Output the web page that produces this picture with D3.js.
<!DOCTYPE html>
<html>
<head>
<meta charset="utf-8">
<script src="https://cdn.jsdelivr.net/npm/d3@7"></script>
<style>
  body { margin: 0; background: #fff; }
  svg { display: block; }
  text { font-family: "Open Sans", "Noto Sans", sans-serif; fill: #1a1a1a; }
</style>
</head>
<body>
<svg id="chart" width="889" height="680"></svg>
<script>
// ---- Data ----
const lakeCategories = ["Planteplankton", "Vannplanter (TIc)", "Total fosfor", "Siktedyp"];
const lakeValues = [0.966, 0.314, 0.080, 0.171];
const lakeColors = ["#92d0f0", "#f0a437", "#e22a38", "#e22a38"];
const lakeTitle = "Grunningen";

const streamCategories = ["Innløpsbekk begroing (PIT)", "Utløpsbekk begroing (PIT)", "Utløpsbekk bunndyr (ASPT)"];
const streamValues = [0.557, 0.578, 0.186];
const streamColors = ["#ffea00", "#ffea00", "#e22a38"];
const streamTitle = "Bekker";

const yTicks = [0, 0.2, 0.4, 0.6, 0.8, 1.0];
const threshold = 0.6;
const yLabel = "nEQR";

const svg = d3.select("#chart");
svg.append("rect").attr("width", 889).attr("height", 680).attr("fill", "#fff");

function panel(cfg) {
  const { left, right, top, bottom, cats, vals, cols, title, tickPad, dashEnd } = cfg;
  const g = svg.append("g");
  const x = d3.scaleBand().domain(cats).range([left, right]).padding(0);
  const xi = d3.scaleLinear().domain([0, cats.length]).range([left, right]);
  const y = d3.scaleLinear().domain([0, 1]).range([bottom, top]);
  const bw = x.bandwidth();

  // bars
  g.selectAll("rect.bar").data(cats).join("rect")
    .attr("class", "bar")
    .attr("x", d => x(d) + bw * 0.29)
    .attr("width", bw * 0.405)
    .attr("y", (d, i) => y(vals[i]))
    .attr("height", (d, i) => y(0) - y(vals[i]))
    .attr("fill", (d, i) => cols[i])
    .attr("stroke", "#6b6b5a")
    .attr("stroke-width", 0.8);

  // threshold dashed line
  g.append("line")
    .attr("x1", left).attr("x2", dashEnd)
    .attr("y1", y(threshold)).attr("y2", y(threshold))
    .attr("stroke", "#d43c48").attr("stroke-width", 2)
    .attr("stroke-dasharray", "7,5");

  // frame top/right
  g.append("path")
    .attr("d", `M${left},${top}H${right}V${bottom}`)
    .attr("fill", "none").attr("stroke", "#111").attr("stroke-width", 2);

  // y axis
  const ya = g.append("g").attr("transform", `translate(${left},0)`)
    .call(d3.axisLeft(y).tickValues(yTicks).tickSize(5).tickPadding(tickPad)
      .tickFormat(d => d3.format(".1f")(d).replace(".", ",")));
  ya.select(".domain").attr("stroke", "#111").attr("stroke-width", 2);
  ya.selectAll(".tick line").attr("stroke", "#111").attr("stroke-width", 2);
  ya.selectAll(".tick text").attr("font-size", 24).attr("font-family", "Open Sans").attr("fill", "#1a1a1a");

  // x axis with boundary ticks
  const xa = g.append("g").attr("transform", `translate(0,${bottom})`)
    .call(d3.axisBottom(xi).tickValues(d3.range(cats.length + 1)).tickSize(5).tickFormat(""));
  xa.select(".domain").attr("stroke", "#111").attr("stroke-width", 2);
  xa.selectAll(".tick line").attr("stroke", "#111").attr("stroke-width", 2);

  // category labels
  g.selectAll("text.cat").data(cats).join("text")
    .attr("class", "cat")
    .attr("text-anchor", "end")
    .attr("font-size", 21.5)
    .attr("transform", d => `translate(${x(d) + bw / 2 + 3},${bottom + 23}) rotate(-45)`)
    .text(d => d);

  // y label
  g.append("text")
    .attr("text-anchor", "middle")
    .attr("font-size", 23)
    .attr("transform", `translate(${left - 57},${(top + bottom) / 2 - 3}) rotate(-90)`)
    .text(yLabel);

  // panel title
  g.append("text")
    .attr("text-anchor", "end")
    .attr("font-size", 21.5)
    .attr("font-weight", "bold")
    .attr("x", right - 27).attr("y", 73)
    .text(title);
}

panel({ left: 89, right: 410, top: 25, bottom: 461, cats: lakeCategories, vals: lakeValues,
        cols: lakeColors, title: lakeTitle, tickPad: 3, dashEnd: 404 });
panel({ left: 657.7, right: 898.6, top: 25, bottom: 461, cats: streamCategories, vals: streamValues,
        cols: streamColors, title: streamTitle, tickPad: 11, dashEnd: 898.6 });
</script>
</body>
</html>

*-*-*

- [What you need to do]: Retype all of the material, keeping each line exact.

- [Result for this task]:
Output the web page that produces this picture with D3.js.
<!DOCTYPE html>
<html>
<head>
<meta charset="utf-8">
<script src="https://cdn.jsdelivr.net/npm/d3@7"></script>
<style>
  body { margin: 0; background: #fff; }
  svg { display: block; }
  text { font-family: "Open Sans", "Noto Sans", sans-serif; fill: #1a1a1a; }
</style>
</head>
<body>
<svg id="chart" width="889" height="680"></svg>
<script>
// ---- Data ----
const lakeCategories = ["Planteplankton", "Vannplanter (TIc)", "Total fosfor", "Siktedyp"];
const lakeValues = [0.966, 0.314, 0.080, 0.171];
const lakeColors = ["#92d0f0", "#f0a437", "#e22a38", "#e22a38"];
const lakeTitle = "Grunningen";

const streamCategories = ["Innløpsbekk begroing (PIT)", "Utløpsbekk begroing (PIT)", "Utløpsbekk bunndyr (ASPT)"];
const streamValues = [0.557, 0.578, 0.186];
const streamColors = ["#ffea00", "#ffea00", "#e22a38"];
const streamTitle = "Bekker";

const yTicks = [0, 0.2, 0.4, 0.6, 0.8, 1.0];
const threshold = 0.6;
const yLabel = "nEQR";

const svg = d3.select("#chart");
svg.append("rect").attr("width", 889).attr("height", 680).attr("fill", "#fff");

function panel(cfg) {
  const { left, right, top, bottom, cats, vals, cols, title, tickPad, dashEnd } = cfg;
  const g = svg.append("g");
  const x = d3.scaleBand().domain(cats).range([left, right]).padding(0);
  const xi = d3.scaleLinear().domain([0, cats.length]).range([left, right]);
  const y = d3.scaleLinear().domain([0, 1]).range([bottom, top]);
  const bw = x.bandwidth();

  // bars
  g.selectAll("rect.bar").data(cats).join("rect")
    .attr("class", "bar")
    .attr("x", d => x(d) + bw * 0.29)
    .attr("width", bw * 0.405)
    .attr("y", (d, i) => y(vals[i]))
    .attr("height", (d, i) => y(0) - y(vals[i]))
    .attr("fill", (d, i) => cols[i])
    .attr("stroke", "#6b6b5a")
    .attr("stroke-width", 0.8);

  // threshold dashed line
  g.append("line")
    .attr("x1", left).attr("x2", dashEnd)
    .attr("y1", y(threshold)).attr("y2", y(threshold))
    .attr("stroke", "#d43c48").attr("stroke-width", 2)
    .attr("stroke-dasharray", "7,5");

  // frame top/right
  g.append("path")
    .attr("d", `M${left},${top}H${right}V${bottom}`)
    .attr("fill", "none").attr("stroke", "#111").attr("stroke-width", 2);

  // y axis
  const ya = g.append("g").attr("transform", `translate(${left},0)`)
    .call(d3.axisLeft(y).tickValues(yTicks).tickSize(5).tickPadding(tickPad)
      .tickFormat(d => d3.format(".1f")(d).replace(".", ",")));
  ya.select(".domain").attr("stroke", "#111").attr("stroke-width", 2);
  ya.selectAll(".tick line").attr("stroke", "#111").attr("stroke-width", 2);
  ya.selectAll(".tick text").attr("font-size", 24).attr("font-family", "Open Sans").attr("fill", "#1a1a1a");

  // x axis with boundary ticks
  const xa = g.append("g").attr("transform", `translate(0,${bottom})`)
    .call(d3.axisBottom(xi).tickValues(d3.range(cats.length + 1)).tickSize(5).tickFormat(""));
  xa.select(".domain").attr("stroke", "#111").attr("stroke-width", 2);
  xa.selectAll(".tick line").attr("stroke", "#111").attr("stroke-width", 2);

  // category labels
  g.selectAll("text.cat").data(cats).join("text")
    .attr("class", "cat")
    .attr("text-anchor", "end")
    .attr("font-size", 21.5)
    .attr("transform", d => `translate(${x(d) + bw / 2 + 3},${bottom + 23}) rotate(-45)`)
    .text(d => d);

  // y label
  g.append("text")
    .attr("text-anchor", "middle")
    .attr("font-size", 23)
    .attr("transform", `translate(${left - 57},${(top + bottom) / 2 - 3}) rotate(-90)`)
    .text(yLabel);

  // panel title
  g.append("text")
    .attr("text-anchor", "end")
    .attr("font-size", 21.5)
    .attr("font-weight", "bold")
    .attr("x", right - 27).attr("y", 73)
    .text(title);
}

panel({ left: 89, right: 410, top: 25, bottom: 461, cats: lakeCategories, vals: lakeValues,
        cols: lakeColors, title: lakeTitle, tickPad: 3, dashEnd: 404 });
panel({ left: 657.7, right: 898.6, top: 25, bottom: 461, cats: streamCategories, vals: streamValues,
        cols: streamColors, title: streamTitle, tickPad: 11, dashEnd: 898.6 });
</script>
</body>
</html>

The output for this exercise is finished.